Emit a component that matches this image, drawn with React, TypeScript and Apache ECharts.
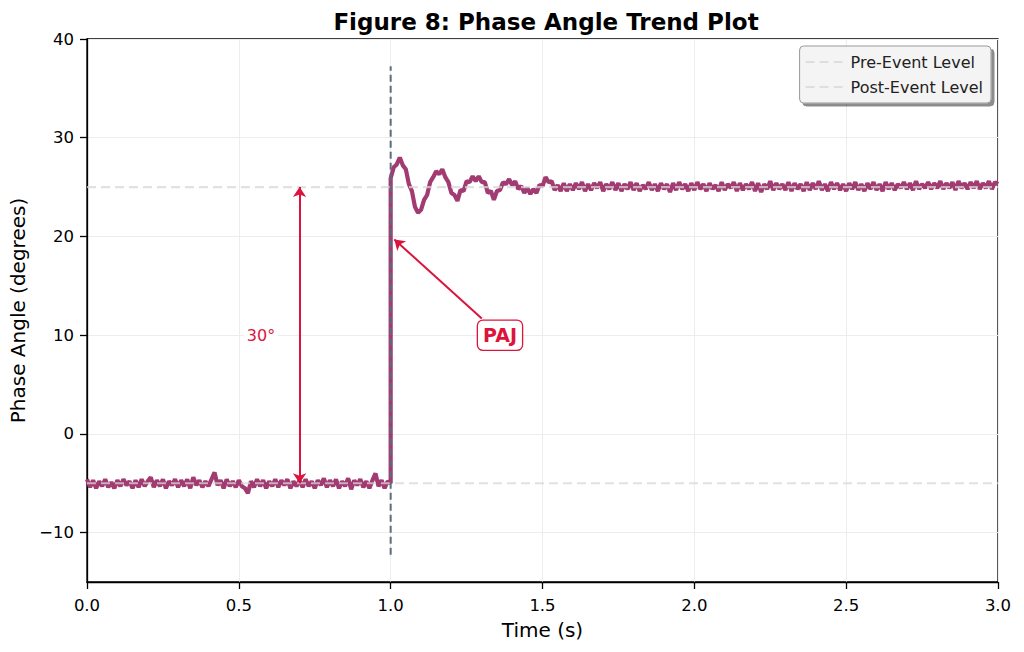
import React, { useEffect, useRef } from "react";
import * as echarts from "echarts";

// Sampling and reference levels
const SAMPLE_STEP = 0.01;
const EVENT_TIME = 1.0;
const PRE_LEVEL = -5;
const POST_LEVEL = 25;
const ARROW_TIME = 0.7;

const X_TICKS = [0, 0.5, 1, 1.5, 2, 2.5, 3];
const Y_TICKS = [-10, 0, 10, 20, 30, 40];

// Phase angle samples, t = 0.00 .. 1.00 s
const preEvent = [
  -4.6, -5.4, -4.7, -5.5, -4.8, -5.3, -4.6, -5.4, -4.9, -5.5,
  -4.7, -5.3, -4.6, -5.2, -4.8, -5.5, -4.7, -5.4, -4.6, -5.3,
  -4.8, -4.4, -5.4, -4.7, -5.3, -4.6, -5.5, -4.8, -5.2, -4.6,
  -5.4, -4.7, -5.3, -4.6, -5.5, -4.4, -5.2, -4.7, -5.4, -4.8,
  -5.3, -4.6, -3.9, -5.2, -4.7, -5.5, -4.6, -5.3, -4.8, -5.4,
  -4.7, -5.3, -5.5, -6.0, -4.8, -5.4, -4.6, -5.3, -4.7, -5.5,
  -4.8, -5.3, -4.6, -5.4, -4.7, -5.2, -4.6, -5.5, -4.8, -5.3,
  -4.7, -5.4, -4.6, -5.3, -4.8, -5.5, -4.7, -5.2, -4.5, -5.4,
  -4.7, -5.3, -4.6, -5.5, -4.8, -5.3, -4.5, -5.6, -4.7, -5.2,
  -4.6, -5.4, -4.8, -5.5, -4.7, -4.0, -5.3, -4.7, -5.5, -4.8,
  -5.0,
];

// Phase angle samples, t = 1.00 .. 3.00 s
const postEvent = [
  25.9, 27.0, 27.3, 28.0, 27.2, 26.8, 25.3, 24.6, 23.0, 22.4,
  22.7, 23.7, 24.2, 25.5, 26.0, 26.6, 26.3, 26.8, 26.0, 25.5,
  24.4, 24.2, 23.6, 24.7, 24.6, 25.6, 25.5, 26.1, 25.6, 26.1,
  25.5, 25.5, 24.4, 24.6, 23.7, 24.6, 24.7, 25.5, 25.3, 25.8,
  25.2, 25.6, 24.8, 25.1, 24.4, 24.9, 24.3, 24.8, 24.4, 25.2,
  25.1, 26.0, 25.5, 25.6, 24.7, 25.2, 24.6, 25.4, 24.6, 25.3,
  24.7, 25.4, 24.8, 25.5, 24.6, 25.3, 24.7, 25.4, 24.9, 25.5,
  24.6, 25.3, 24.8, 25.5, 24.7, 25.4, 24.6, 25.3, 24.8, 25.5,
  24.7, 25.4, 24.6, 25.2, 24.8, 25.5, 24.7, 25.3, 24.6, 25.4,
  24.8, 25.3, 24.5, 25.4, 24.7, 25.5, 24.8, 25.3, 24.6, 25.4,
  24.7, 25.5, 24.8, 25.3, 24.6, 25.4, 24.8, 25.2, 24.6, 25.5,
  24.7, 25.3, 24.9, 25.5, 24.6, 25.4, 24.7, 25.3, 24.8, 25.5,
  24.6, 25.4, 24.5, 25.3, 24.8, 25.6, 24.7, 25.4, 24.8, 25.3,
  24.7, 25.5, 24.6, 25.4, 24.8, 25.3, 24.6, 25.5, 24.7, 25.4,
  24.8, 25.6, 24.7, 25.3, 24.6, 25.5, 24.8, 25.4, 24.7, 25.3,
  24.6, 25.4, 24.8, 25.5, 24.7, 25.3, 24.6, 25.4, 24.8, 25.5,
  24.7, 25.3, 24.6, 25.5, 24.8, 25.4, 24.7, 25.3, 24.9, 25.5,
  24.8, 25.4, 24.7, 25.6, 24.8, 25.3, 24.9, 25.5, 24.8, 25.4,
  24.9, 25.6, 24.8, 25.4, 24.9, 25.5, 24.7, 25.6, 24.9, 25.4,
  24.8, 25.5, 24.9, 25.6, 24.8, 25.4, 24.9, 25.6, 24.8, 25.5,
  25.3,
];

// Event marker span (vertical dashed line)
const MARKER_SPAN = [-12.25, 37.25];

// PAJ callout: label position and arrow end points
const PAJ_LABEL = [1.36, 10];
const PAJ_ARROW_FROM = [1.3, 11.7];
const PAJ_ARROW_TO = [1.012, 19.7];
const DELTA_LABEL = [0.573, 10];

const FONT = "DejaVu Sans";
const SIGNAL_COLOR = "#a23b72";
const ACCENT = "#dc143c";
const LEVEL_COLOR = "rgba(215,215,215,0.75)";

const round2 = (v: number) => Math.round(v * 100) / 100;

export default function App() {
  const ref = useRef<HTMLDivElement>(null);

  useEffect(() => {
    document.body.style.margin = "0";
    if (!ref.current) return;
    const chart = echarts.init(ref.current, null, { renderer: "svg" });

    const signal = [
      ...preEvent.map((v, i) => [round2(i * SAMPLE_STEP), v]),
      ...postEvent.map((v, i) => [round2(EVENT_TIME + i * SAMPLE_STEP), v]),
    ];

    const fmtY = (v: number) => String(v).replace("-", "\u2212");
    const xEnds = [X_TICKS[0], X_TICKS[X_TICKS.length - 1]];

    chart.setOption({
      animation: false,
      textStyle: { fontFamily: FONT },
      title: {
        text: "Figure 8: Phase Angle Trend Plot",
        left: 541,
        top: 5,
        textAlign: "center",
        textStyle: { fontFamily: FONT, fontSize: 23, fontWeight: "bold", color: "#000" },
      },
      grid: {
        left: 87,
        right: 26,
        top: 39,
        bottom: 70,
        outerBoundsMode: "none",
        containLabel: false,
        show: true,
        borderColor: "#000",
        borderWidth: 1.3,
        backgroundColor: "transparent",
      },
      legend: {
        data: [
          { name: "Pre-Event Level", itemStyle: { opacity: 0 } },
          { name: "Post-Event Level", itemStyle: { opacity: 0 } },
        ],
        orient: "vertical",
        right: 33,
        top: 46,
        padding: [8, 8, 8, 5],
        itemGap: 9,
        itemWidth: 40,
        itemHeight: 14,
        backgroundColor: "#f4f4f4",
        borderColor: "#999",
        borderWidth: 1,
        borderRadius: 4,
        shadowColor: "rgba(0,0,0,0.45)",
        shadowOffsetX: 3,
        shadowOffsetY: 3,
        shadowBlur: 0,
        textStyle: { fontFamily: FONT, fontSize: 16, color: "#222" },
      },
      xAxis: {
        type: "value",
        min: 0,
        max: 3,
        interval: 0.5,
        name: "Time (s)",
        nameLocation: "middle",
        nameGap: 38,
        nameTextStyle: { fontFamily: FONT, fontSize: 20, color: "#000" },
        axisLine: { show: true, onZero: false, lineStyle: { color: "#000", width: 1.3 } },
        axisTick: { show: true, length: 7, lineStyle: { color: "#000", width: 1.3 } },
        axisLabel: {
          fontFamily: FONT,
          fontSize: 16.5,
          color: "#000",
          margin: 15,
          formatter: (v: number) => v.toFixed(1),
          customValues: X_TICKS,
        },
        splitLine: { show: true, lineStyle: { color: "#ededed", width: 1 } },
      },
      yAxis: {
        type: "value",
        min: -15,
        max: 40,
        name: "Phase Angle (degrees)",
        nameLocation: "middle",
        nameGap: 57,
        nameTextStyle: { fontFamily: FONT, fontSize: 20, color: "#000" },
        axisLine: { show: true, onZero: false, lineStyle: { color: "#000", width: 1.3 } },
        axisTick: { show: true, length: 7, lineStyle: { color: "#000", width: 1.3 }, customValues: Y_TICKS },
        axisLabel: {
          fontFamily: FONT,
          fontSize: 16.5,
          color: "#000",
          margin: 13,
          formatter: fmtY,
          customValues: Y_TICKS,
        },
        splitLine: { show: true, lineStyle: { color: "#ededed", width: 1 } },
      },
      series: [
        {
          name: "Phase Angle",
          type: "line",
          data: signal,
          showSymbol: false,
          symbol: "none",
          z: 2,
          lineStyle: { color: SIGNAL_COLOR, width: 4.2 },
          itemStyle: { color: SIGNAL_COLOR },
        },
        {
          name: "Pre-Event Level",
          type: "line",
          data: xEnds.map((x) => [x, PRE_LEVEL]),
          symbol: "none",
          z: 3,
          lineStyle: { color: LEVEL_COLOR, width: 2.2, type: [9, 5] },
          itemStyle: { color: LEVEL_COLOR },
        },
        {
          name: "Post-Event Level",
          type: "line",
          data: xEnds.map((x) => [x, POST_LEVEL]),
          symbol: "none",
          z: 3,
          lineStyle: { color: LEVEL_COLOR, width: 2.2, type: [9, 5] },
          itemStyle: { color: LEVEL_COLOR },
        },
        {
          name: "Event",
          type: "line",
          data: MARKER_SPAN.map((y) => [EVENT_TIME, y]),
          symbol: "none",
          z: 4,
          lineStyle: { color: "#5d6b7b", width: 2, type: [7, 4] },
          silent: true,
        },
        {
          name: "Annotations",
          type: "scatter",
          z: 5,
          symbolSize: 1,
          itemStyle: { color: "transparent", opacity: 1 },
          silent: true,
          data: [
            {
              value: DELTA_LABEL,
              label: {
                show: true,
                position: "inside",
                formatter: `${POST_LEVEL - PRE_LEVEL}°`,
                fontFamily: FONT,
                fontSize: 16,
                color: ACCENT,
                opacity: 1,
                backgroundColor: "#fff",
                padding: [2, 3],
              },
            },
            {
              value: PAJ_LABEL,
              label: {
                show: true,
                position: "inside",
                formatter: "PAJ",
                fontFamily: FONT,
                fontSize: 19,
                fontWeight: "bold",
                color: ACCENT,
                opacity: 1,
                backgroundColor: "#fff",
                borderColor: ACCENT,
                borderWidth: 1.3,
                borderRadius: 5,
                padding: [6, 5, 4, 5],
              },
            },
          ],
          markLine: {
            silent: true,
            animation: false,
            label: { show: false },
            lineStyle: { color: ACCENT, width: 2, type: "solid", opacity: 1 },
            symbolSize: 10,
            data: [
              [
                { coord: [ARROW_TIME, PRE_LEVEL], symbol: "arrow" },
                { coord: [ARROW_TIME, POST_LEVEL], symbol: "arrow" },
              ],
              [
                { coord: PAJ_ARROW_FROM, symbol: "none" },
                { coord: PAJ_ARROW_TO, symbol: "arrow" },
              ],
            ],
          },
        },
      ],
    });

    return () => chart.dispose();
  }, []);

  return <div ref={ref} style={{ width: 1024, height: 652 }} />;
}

┄┄┄┄┄┄┄┄┄┄

■ Problem to work on:
Leave out the pictures. Transcribe only the lines above, from the first through the one that contains "const Y_TICKS = [-10, 0, 10, 20, 30, 40];".

■ Output for this task:
Emit a component that matches this image, drawn with React, TypeScript and Apache ECharts.
import React, { useEffect, useRef } from "react";
import * as echarts from "echarts";

// Sampling and reference levels
const SAMPLE_STEP = 0.01;
const EVENT_TIME = 1.0;
const PRE_LEVEL = -5;
const POST_LEVEL = 25;
const ARROW_TIME = 0.7;

const X_TICKS = [0, 0.5, 1, 1.5, 2, 2.5, 3];
const Y_TICKS = [-10, 0, 10, 20, 30, 40];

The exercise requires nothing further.